Building is a kind of art where you stack, connect, and arrange things to make something that stands up. You can build with blocks, boxes, cups, sticks, and all sorts of found materials. When you build, you are thinking about shapes, balance, and how pieces fit together.
Provide blocks, cardboard boxes, cups, tubes, and recycled materials. Let children build freely first. Introduce challenges like "Can you build a tower taller than you?" or "Build a bridge." Talk about what makes structures stand up or fall down. Photograph their buildings before cleanup.
Building and constructing is the art of putting things together to make something new. When you stack blocks into a tower, you are building. When you arrange boxes into a fort, you are constructing. It is a kind of art that you can walk around and see from all sides!
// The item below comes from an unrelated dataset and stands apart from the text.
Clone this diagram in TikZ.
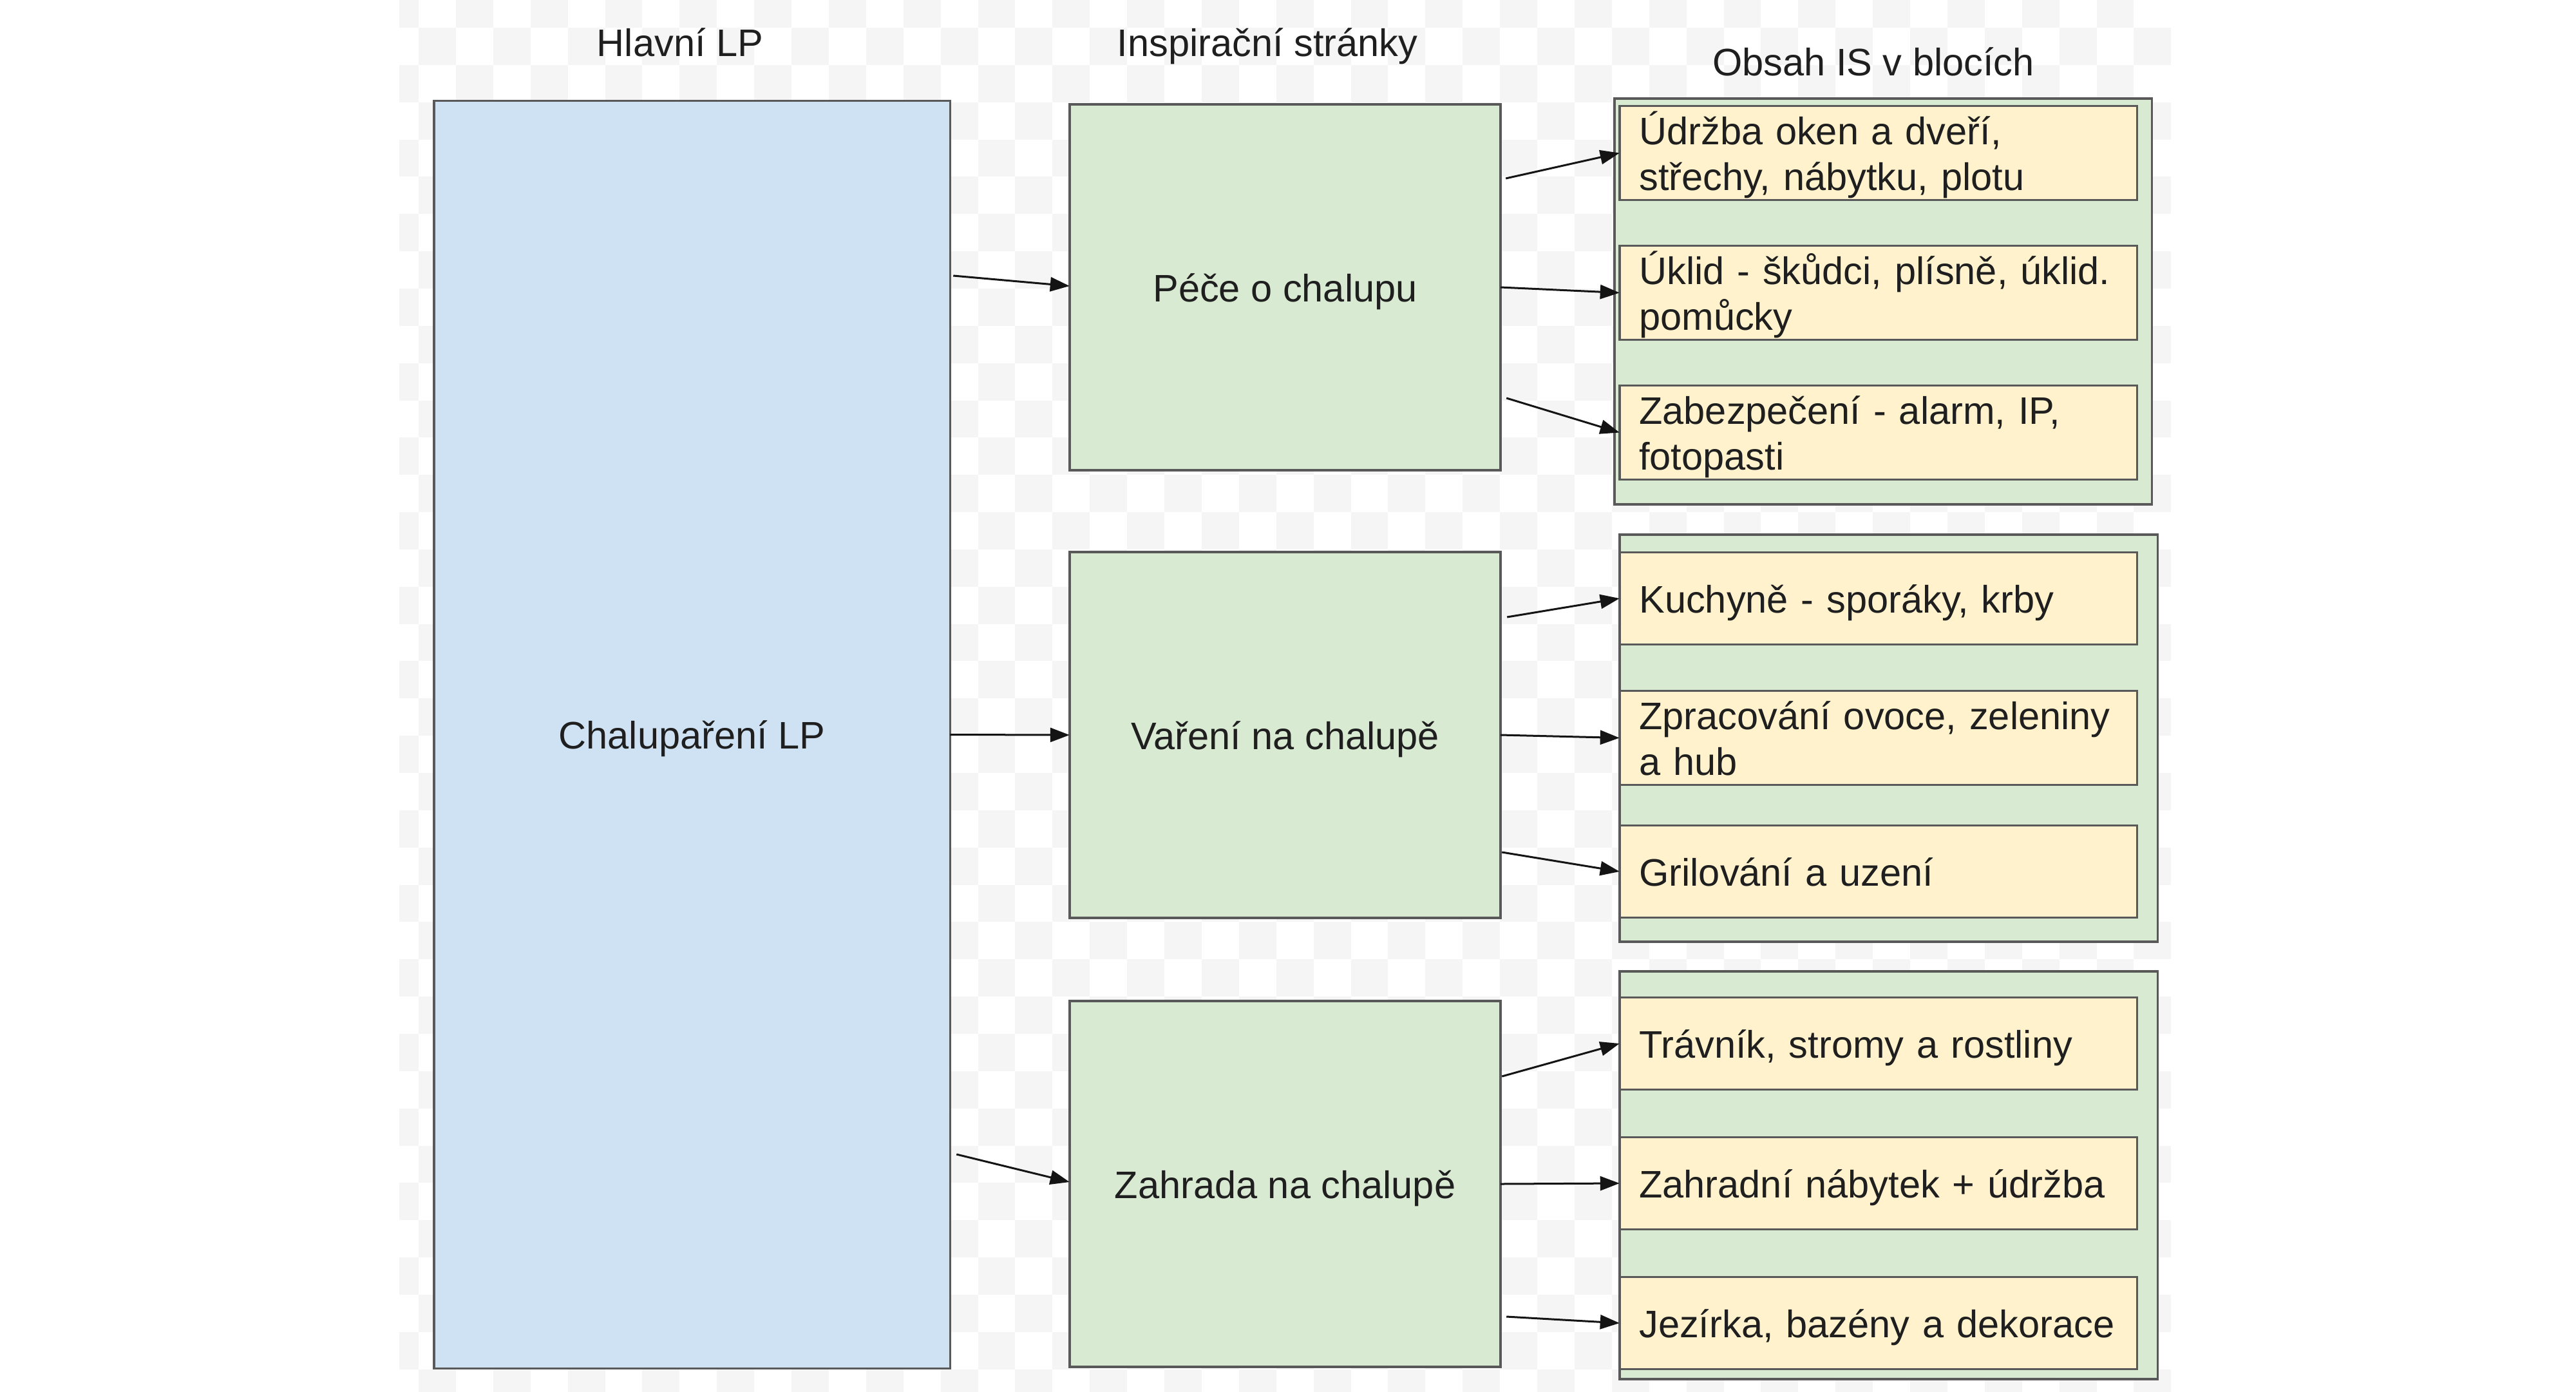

You can build with many different materials. Wooden blocks, plastic bricks, cardboard boxes, paper tubes, cups, and even things from nature like sticks and stones. Each material has its own properties. Blocks are sturdy and stackable. Boxes are light and can be big. Cups can be turned upside down and stacked. Part of the fun is figuring out what each material can do.
When you build, you learn about balance and structure. Why does a tower fall over? Maybe the base is too narrow, or the top is too heavy. Why does a bridge collapse? Maybe it needs a support in the middle. Every time something falls, you discover something new about how things stand up. Engineers and architects ask these same questions!
Building is art because you make creative choices. You decide how tall to make it, what shape it will be, which colors to use, and where to put the windows and doors. Your building is your creation, and no one else would make it the same way. So grab some blocks, boxes, or whatever you can find, and start building something amazing!